David Howes is Professor of Anthropology and Co-Director of the Centre for Sensory Studies at Concordia University, Montreal as well as an Adjunct Professor in the Faculty of Law at McGill University. His latest book is called The Sensory Studies Manifesto: Tracking the Sensorial Revolution in the Arts and Human Sciences.

 

Centre for Environmental Humanities, ‘The Future of the Environmental Humanities’ Workshop

Monday 20 February 2023, 10 – 5pm, Humanities Research Space.

An event organised by the Centre for Environmental Humanities, with a contributing panel by group members Andy Flack, Victoria Bates and Lena Ferriday, on Senses and Sensory History, and Milo Newman on Approaches and methods.

Contributions will be in the form of short, five-minute ‘provocations’, rather than traditional papers, with plenty of time for discussion. The workshop will also serve as a chance for us to think together as a community about where the Centre should be focusing its efforts.

Programme

10am: Introduction.
Adrian Howkins & Paul Merchant, CEH Co-Directors.

10:15-11:30: Approaches and methods.
Michelle Bastian (University of Edinburgh), Helen Thomas-Hughes (Cabot Institute), Milo Newman (School of Geographical Sciences).

Coffee Break

11:45-1pm: Blue Humanities and Hydro-Humanities.
Laurence Publicover (English), Paul Merchant (Modern Languages), Joan Passey (English).

Lunch Break

1:45-3:00: Senses and Sensory History.
Andy Flack (History), Lena Ferriday (History), Victoria Bates (History).

Coffee Break

3:15-4:30: Energy Humanities.
Marianna Dudley (History), Melina Antonia Buns (University of Stavanger).

4:30-5pm: Wrap-up. Where next for CEH?

 

Mark M. Smith, ‘The Last Reenactment and Applied Sensory History: How History and the Senses Can Make a Difference’

Wednesday 8 February 2023, 4 – 5pm (UK time). Online. Register here.

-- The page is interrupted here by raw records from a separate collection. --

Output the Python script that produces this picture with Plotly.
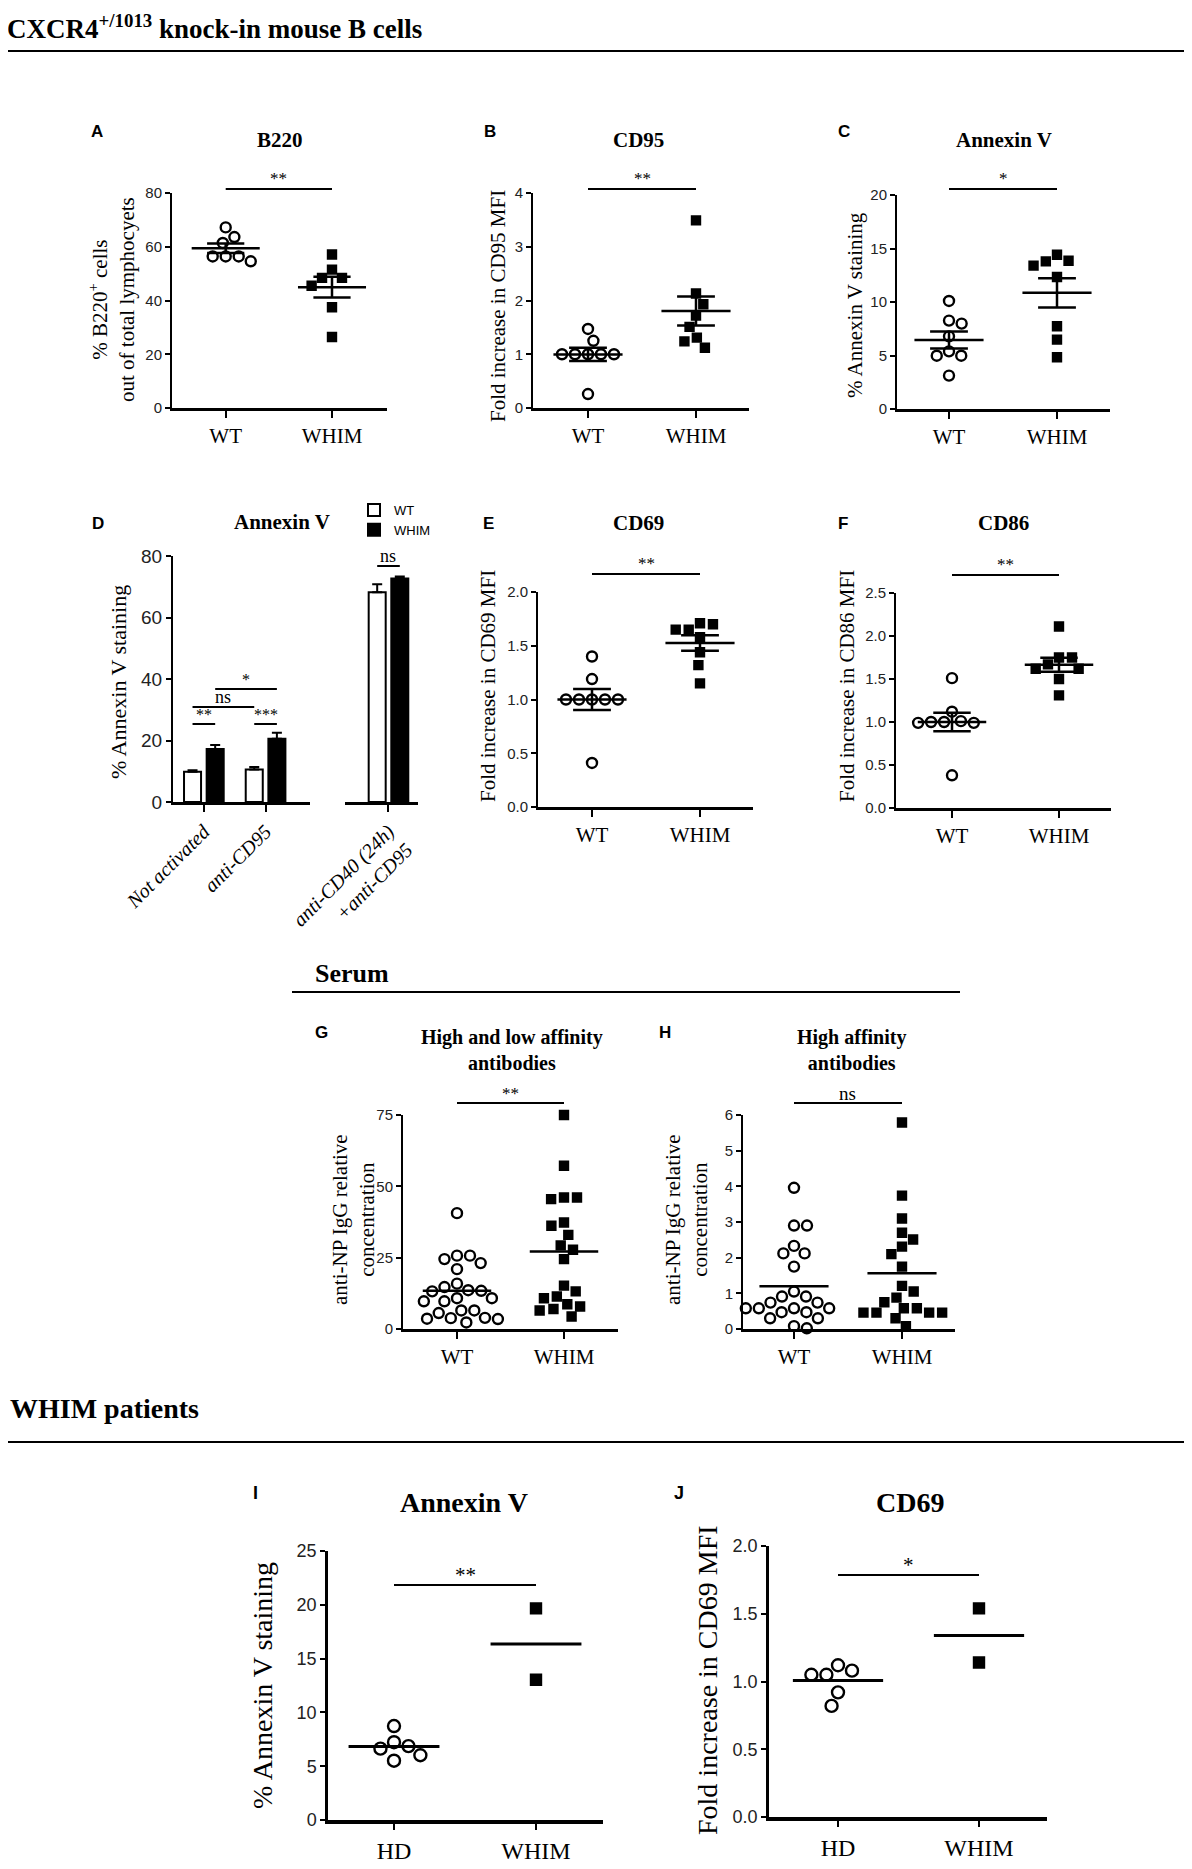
import numpy as np
import plotly.graph_objects as go

# the page body keeps its default 8px margin, so the figure is drawn 8px in
OFF = 8
W, H = 1192 - OFF, 1869 - OFF
SERIF = "Liberation Serif, Times New Roman, serif"
SANS = "Liberation Sans, Arial, sans-serif"

# values
groups = ["WT", "WHIM"]
patients = ["HD", "WHIM"]

b220_wt = [67.2, 63.6, 61.4, 56.4, 56.4, 56.4, 54.6]
b220_whim = [57.1, 51.5, 48.4, 48.4, 45.5, 37.5, 26.4]
cd95_wt = [1.47, 1.25, 1.0, 1.0, 1.0, 1.0, 1.0, 0.26]
cd95_whim = [3.49, 2.13, 1.93, 1.72, 1.51, 1.31, 1.24, 1.12]
annexin_wt = [10.1, 8.26, 7.98, 6.79, 5.39, 4.98, 4.98, 3.12]
annexin_whim = [14.42, 13.86, 13.8, 13.4, 12.34, 7.73, 6.48, 4.83]

treatments = ["Not activated", "anti-CD95"]
treatment_cd40 = ["anti-CD40 (24h)<br>+anti-CD95"]
bar_wt = [9.8, 10.6, 68.2]
bar_wt_err = [0.5, 0.8, 2.6]
bar_whim = [17.2, 20.6, 72.7]
bar_whim_err = [1.3, 1.9, 0.6]

cd69_wt = [1.40, 1.19, 1.0, 1.0, 1.0, 1.0, 1.0, 0.41]
cd69_whim = [1.71, 1.70, 1.65, 1.65, 1.58, 1.44, 1.32, 1.15]
cd86_wt = [1.51, 1.12, 1.01, 1.0, 1.0, 0.99, 0.99, 0.38]
cd86_whim = [2.11, 1.75, 1.75, 1.67, 1.62, 1.62, 1.50, 1.31]

np_all_wt = [40.6, 25.7, 25.7, 24.5, 23.1, 21.0, 15.9, 14.7, 13.6, 13.4, 13.2,
             10.8, 10.8, 9.7, 9.7, 6.5, 6.5, 5.6, 3.9, 3.8, 3.6, 3.5, 2.3]
np_all_whim = [75.0, 57.2, 46.1, 46.1, 45.5, 37.3, 36.2, 33.0, 29.3, 27.8, 24.5,
               15.2, 13.2, 11.4, 10.8, 8.7, 7.9, 7.0, 6.5, 4.4]
np_high_wt = [3.96, 2.90, 2.90, 2.33, 2.12, 2.12, 1.75, 1.05, 0.91, 0.91, 0.74,
              0.74, 0.58, 0.58, 0.58, 0.58, 0.47, 0.47, 0.30, 0.30, 0.08, 0.02]
np_high_whim = [5.79, 3.74, 3.10, 2.70, 2.51, 2.31, 2.10, 1.75, 1.21, 1.05,
                0.88, 0.75, 0.58, 0.58, 0.46, 0.46, 0.46, 0.46, 0.30, 0.08]

pt_annexin_hd = [8.73, 7.23, 6.87, 6.63, 6.02, 5.51]
pt_annexin_whim = [19.67, 13.04]
pt_cd69_hd = [1.12, 1.08, 1.05, 1.05, 0.92, 0.82]
pt_cd69_whim = [1.54, 1.14]


# screen pixel -> paper fraction
def xp(v):
    return (v - OFF) / W


def yp(v):
    return 1 - (v - OFF) / H


fig = go.Figure()
layout = {}
shapes = []
notes = []


def text(x, y, s, size, family=SERIF, angle=0, xanchor="center"):
    notes.append(dict(x=xp(x), y=yp(y), xref="paper", yref="paper", text=s,
                      showarrow=False, textangle=angle, xanchor=xanchor,
                      yanchor="middle",
                      font=dict(family=family, size=size, color="black")))


def hline(x0, x1, y, xref="paper", width=2):
    if xref == "paper":
        x0, x1 = xp(x0), xp(x1)
    shapes.append(dict(type="line", xref=xref, yref="paper", x0=x0, x1=x1,
                       y0=yp(y), y1=yp(y), line=dict(color="black", width=width)))


def sig(xref, x0, x1, y, s, size=17):
    hline(x0, x1, y, xref=xref)
    notes.append(dict(x=(x0 + x1) / 2, y=yp(y - 10), xref=xref, yref="paper",
                      text=s, showarrow=False, yanchor="middle",
                      font=dict(family=SERIF, size=size, color="black")))


def swarm(vals, y_scale, diam):
    # beeswarm: each point takes the free spot nearest the centre line (pixels)
    vals = np.asarray(vals, dtype=float)
    off = np.zeros(len(vals))
    placed = []
    side = 1
    for k in np.argsort(-vals, kind="stable"):
        y = vals[k] * y_scale
        blocked = []
        for xo, yo in placed:
            dy = abs(y - yo)
            if dy < diam:
                half = np.sqrt(diam ** 2 - dy ** 2)
                blocked.append((xo - half, xo + half))
        cands = [0.0] + [b for iv in blocked for b in iv]
        free = [c for c in cands
                if all(not (lo + 1e-6 < c < hi - 1e-6) for lo, hi in blocked)]
        best = min(abs(c) for c in free)
        pick = sorted(set(round(c, 6) for c in free if abs(abs(c) - best) < 1e-6))
        if len(pick) > 1:
            c = pick[-1] if side > 0 else pick[0]
            side = -side
        else:
            c = pick[0]
        off[k] = c
        placed.append((c, y))
    return off


def dot_panel(i, box, left, right, cats, ymax, dtick, fmt, yfont, xfont,
              msize, with_sem, sig_y, sig_text, sig_size=17, big=False):
    x0, xa, xb, x1, ytop, ybot = box
    sfx = "" if i == 1 else str(i)
    xn, yn = "x" + sfx, "y" + sfx
    unit = xb - xa
    y_scale = (ybot - ytop) / ymax
    layout["xaxis" + sfx] = dict(
        domain=[xp(x0), xp(x1)], anchor=yn, automargin=False,
        range=[-(xa - x0) / unit, 1 + (x1 - xb) / unit],
        tickvals=[0, 1], ticktext=cats, showline=True, linecolor="black",
        linewidth=4 if big else 3, ticks="outside", ticklen=6 if big else 7,
        tickwidth=2, tickcolor="black", showgrid=False, zeroline=False,
        tickfont=dict(family=SERIF, size=xfont, color="black"))
    layout["yaxis" + sfx] = dict(
        domain=[yp(ybot), yp(ytop)], anchor=xn, range=[0, ymax], automargin=False,
        tickvals=list(np.arange(0, ymax + dtick / 2, dtick)), tickformat=fmt,
        showline=True, linecolor="black", linewidth=2.5 if big else 2,
        ticks="outside", ticklen=5, tickwidth=2, tickcolor="black",
        showgrid=False, zeroline=False,
        tickfont=dict(family=SANS, size=yfont, color="#222"))

    diam = msize + 3
    for pos, vals, sym, sz in ((0, left, "circle-open", msize),
                               (1, right, "square", msize - 2)):
        off = swarm(vals, y_scale, diam) / unit
        fig.add_trace(go.Scatter(
            x=pos + off, y=vals, xaxis=xn, yaxis=yn, mode="markers",
            cliponaxis=False, showlegend=False,
            marker=dict(symbol=sym, size=sz, color="black",
                        line=dict(width=2.4, color="black"))))

    xs, ys = [], []
    mw, cw = (0.32, 0.175)
    for pos, vals in ((0, left), (1, right)):
        m = float(np.mean(vals))
        xs += [pos - mw, pos + mw, None]
        ys += [m, m, None]
        if with_sem:
            s = float(np.std(vals, ddof=1) / np.sqrt(len(vals)))
            xs += [pos, pos, None, pos - cw, pos + cw, None, pos - cw, pos + cw, None]
            ys += [m - s, m + s, None, m + s, m + s, None, m - s, m - s, None]
    fig.add_trace(go.Scatter(x=xs, y=ys, xaxis=xn, yaxis=yn, mode="lines",
                             showlegend=False, hoverinfo="skip",
                             line=dict(color="black", width=3 if big else 2.5)))
    sig(xn, 0, 1, sig_y, sig_text, sig_size)


# ---- section headers ----
text(5, 27, "<b>CXCR4<sup>+/1013</sup> knock-in mouse B cells</b>", 27, xanchor="left")
hline(5, 1190, 51)
text(313, 973, "<b>Serum</b>", 26, xanchor="left")
hline(292, 960, 992)
text(8, 1408, "<b>WHIM patients</b>", 28, xanchor="left")
hline(5, 1190, 1442)

# ---- A, B, C ----
dot_panel(1, (172, 225.7, 332, 387, 193, 408), b220_wt, b220_whim, groups,
          80, 20, "d", 15, 21, 10, True, 189, "**")
text(97, 132, "<b>A</b>", 17, SANS)
text(280, 140, "<b>B220</b>", 21)
text(112, 300, "% B220<sup>+</sup> cells<br>out of total lymphocyets", 21, angle=-90)

dot_panel(2, (533, 588, 696, 749, 193, 408), cd95_wt, cd95_whim, groups,
          4, 1, "d", 15, 21, 10, True, 189, "**")
text(490, 132, "<b>B</b>", 17, SANS)
text(638, 140, "<b>CD95</b>", 21)
text(498, 306, "Fold increase in CD95 MFI", 21, angle=-90)

dot_panel(3, (897, 949, 1057, 1110, 195, 409), annexin_wt, annexin_whim, groups,
          20, 5, "d", 15, 21, 10, True, 189, "*")
text(844, 132, "<b>C</b>", 17, SANS)
text(1004, 140, "<b>Annexin V</b>", 21)
text(855, 305, "% Annexin V staining", 21, angle=-90)

# ---- D: bars with broken x axis ----
bar_err = dict(type="data", symmetric=False, color="black", thickness=2, width=5)
fig.add_trace(go.Bar(x=treatments, y=bar_wt[:2], name="WT", xaxis="x4", yaxis="y4",
                     marker=dict(color="white", line=dict(color="black", width=2)),
                     error_y=dict(bar_err, array=bar_wt_err[:2], arrayminus=[0, 0])))
fig.add_trace(go.Bar(x=treatments, y=bar_whim[:2], name="WHIM", xaxis="x4", yaxis="y4",
                     marker=dict(color="black", line=dict(color="black", width=2)),
                     error_y=dict(bar_err, array=bar_whim_err[:2], arrayminus=[0, 0])))
fig.add_trace(go.Bar(x=treatment_cd40, y=bar_wt[2:], name="WT", xaxis="x5", yaxis="y4",
                     showlegend=False,
                     marker=dict(color="white", line=dict(color="black", width=2)),
                     error_y=dict(bar_err, array=bar_wt_err[2:], arrayminus=[0])))
fig.add_trace(go.Bar(x=treatment_cd40, y=bar_whim[2:], name="WHIM", xaxis="x5", yaxis="y4",
                     showlegend=False,
                     marker=dict(color="black", line=dict(color="black", width=2)),
                     error_y=dict(bar_err, array=bar_whim_err[2:], arrayminus=[0])))

d_x = dict(showline=True, linecolor="black", linewidth=3, ticks="outside", ticklen=7,
           tickwidth=2, tickcolor="black", showgrid=False, zeroline=False, anchor="y4",
           tickangle=-45, automargin=False,
           tickfont=dict(family=SERIF, size=20, color="black", style="italic"))
layout["xaxis4"] = dict(d_x, domain=[xp(173), xp(310)], range=[-0.5, 1.72])
layout["xaxis5"] = dict(d_x, domain=[xp(345), xp(418)], range=[-0.706, 0.479])
layout["yaxis4"] = dict(domain=[yp(802), yp(556)], anchor="x4", range=[0, 80],
                        tickvals=[0, 20, 40, 60, 80], showline=True, linecolor="black",
                        linewidth=2, ticks="outside", ticklen=5, tickwidth=2,
                        tickcolor="black", showgrid=False, zeroline=False,
                        automargin=False,
                        tickfont=dict(family=SANS, size=19, color="#222"))
half = 0.1835
sig("x4", -half, half, 724, "**", 16)
sig("x4", 1 - half, 1 + half, 724, "***", 16)
sig("x4", -half, 1 - half, 707, "ns", 18)
sig("x4", half, 1 + half, 689, "*", 16)
sig("x5", -half, half, 566, "ns", 18)
text(98, 523, "<b>D</b>", 17, SANS)
text(282, 522, "<b>Annexin V</b>", 21)
text(118, 682, "% Annexin V staining", 22, angle=-90)

# ---- E, F ----
dot_panel(6, (538, 592, 700, 753, 592, 807), cd69_wt, cd69_whim, groups,
          2, 0.5, ".1f", 15, 21, 10, True, 574, "**")
text(488, 523, "<b>E</b>", 17, SANS)
text(638, 523, "<b>CD69</b>", 21)
text(488, 686, "Fold increase in CD69 MFI", 21, angle=-90)

dot_panel(7, (896, 952, 1059, 1111, 593, 808), cd86_wt, cd86_whim, groups,
          2.5, 0.5, ".1f", 15, 21, 10, True, 575, "**")
text(843, 523, "<b>F</b>", 17, SANS)
text(1003, 523, "<b>CD86</b>", 21)
text(847, 686, "Fold increase in CD86 MFI", 21, angle=-90)

# ---- G, H (serum) ----
dot_panel(8, (403, 457, 564, 618, 1115, 1329), np_all_wt, np_all_whim, groups,
          75, 25, "d", 15, 21, 10, False, 1103, "**")
text(321, 1032, "<b>G</b>", 17, SANS)
text(512, 1050, "<b>High and low affinity<br>antibodies</b>", 20)
text(353, 1220, "anti-NP IgG relative<br>concentration", 21, angle=-90)

dot_panel(9, (743, 794, 902, 955, 1115, 1329), np_high_wt, np_high_whim, groups,
          6, 1, "d", 15, 21, 10, False, 1103, "ns", 19)
text(665, 1032, "<b>H</b>", 17, SANS)
text(851, 1050, "<b>High affinity<br>antibodies</b>", 20)
text(686, 1220, "anti-NP IgG relative<br>concentration", 21, angle=-90)

# ---- I, J (patients) ----
dot_panel(10, (328, 394, 536, 603, 1551, 1820), pt_annexin_hd, pt_annexin_whim,
          patients, 25, 5, "d", 18, 24, 12, False, 1585, "**", 21, big=True)
text(255, 1493, "<b>I</b>", 18, SANS)
text(464, 1502, "<b>Annexin V</b>", 28)
text(262, 1686, "% Annexin V staining", 28, angle=-90)

dot_panel(11, (769, 838, 979, 1047, 1546, 1817), pt_cd69_hd, pt_cd69_whim,
          patients, 2, 0.5, ".1f", 18, 24, 12, False, 1575, "*", 21, big=True)
text(679, 1493, "<b>J</b>", 18, SANS)
text(910, 1502, "<b>CD69</b>", 28)
text(707, 1680, "Fold increase in CD69 MFI", 28, angle=-90)

fig.update_layout(
    **layout,
    width=W, height=H, autosize=False,
    margin=dict(l=0, r=0, t=0, b=0, pad=0, autoexpand=False),
    paper_bgcolor="white", plot_bgcolor="white",
    barmode="group", bargap=0.266, bargroupgap=0.248,
    showlegend=True,
    legend=dict(x=xp(354), y=yp(495), xanchor="left", yanchor="top",
                bgcolor="rgba(0,0,0,0)", itemwidth=30, tracegroupgap=0,
                font=dict(family=SANS, size=13, color="black")),
    shapes=shapes, annotations=notes,
)

fig.write_html("out.html")
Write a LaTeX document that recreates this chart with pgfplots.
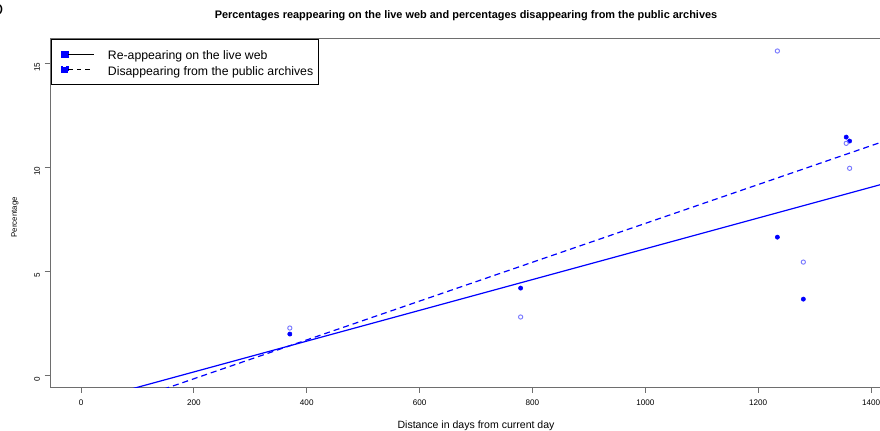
\documentclass[border=0pt]{standalone}
\usepackage{fontspec}
\setmainfont{Liberation Sans}
\usepackage{pgfplots}
\pgfplotsset{compat=1.18}
\definecolor{opencol}{RGB}{120,120,255}
\definecolor{boxgray}{RGB}{110,110,110}
\begin{document}
\begin{tikzpicture}
\begin{axis}[
  at={(37.5pt,31.875pt)}, anchor=south west,
  scale only axis, width=658.1pt, height=262.05pt,
  xmin=-55, xmax=1500, ymin=-0.6, ymax=16.2,
  axis line style={boxgray, line width=0.7pt},
  xtick={0,200,400,600,800,1000,1200,1400},
  ytick={0,5,10,15},
  xtick pos=bottom, ytick pos=left,
  tick align=outside, major tick length=4pt,
  tick style={boxgray, line width=0.6pt},
  /pgf/number format/assume math mode=true,
  /pgf/number format/1000 sep={},
  xticklabel style={font=\fontsize{6.1}{7}\selectfont, yshift=-2pt},
  yticklabel style={font=\fontsize{6.1}{7}\selectfont, rotate=90, anchor=south, xshift=-3pt},
  xlabel={Distance in days from current day},
  xlabel style={font=\fontsize{7.9}{9}\selectfont, at={(axis description cs:0.4855,-0.109)}, anchor=center},
  ylabel={Percentage},
  ylabel style={font=\fontsize{5.9}{7}\selectfont, at={(axis description cs:-0.040,0.487)}, anchor=center, rotate=0},
  legend style={at={(0.001,0.997)}, anchor=north west, draw=black, line width=0.6pt, fill=white,
    font=\fontsize{9.2}{11}\selectfont, inner xsep=3.75pt, inner ysep=6.75pt, row sep=2.5pt,
    nodes={inner sep=0pt, text height=8.5pt, text depth=0.5pt},
    cells={anchor=west}},
  legend cell align=left,
]
\addplot[blue, line width=0.9pt,
  legend image code/.code={\path[draw=none,fill=none] (-4.25pt,-0.1pt) rectangle (34.5pt,0.1pt); \fill[blue] (0pt,-2.1pt) rectangle (4.6pt,2.1pt); \draw[black, line width=0.6pt, solid] (4.6pt,0pt) -- (24pt,0pt);}]
  coordinates {(-55,-1.737) (1500,9.77)};
\addlegendentry{Re-appearing on the live web}
\addplot[blue, line width=0.9pt, dash pattern=on 4.5pt off 3pt,
  legend image code/.code={\path[draw=none,fill=none] (-4.25pt,-0.1pt) rectangle (34.5pt,0.1pt); \fill[blue] (0pt,-2.1pt) rectangle (4.6pt,2.1pt); \draw[black, line width=0.6pt, dash pattern=on 3.5pt off 3pt] (4.6pt,0pt) -- (24pt,0pt);}]
  coordinates {(-55,-2.56) (1500,11.96)};
\addlegendentry{Disappearing from the public archives}
\addplot[only marks, mark=*, mark size=1.6pt, blue, forget plot]
  coordinates {(370,1.97) (779,4.18) (1234,6.63) (1280,3.65) (1356,11.44) (1362,11.25)};
\addplot[only marks, mark=o, mark size=1.6pt, opencol, mark options={line width=0.7pt}, forget plot]
  coordinates {(370,2.26) (779,2.79) (1234,15.58) (1280,5.43) (1356,11.14) (1362,9.94)};
\end{axis}
\node[font=\fontsize{8.2}{10}\selectfont\bfseries, anchor=center] at (349.5pt,310.5pt)
  {Percentages reappearing on the live web and percentages disappearing from the public archives};
\node[font=\fontsize{12.6}{14}\selectfont, anchor=east] at (6pt,315.5pt) {D};
\pgfresetboundingbox
\useasboundingbox (0pt,0pt) rectangle (660pt,322.5pt);
\end{tikzpicture}
\end{document}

Mark M. Smith is a Carolina Distinguished Professor of History at the University of South Carolina, the author of numerous books on the American South and a foundational thinker in the field of sensory history. His research is concerned with helping to restore the full sensory texture of history and examine what the senses in addition to seeing might be able to tell us about historical experience and causation.

 

Hannah Thompson, ‘“Blindness Gain” and the Danger of Accessible Art’

Wednesday 2 November 2022, 4 – 5pm (UK time). Online. Register here.
Co-hosted with the Centre for Health, Humanities and Science

This talk will use examples from 3 Parisian art galleries to argue for a new approach to the display and interpretation of art. Most large museums and galleries work hard to make a few pieces of art accessible to blind and partially blind beholders. My research shows that this kind of access can do more harm than good. Here, I will use my theory of “blindness gain” to suggest that more inclusive approaches, informed by the practice of ‘creative audio description’ are the best way to create properly inclusive gallery experiences for everyone.

Hannah Thompson is Professor of French and Critical Disability Studies at Royal Holloway, University of London. Professor Thompson has published widely on French literature and theory, the body, gender, sexuality and disability.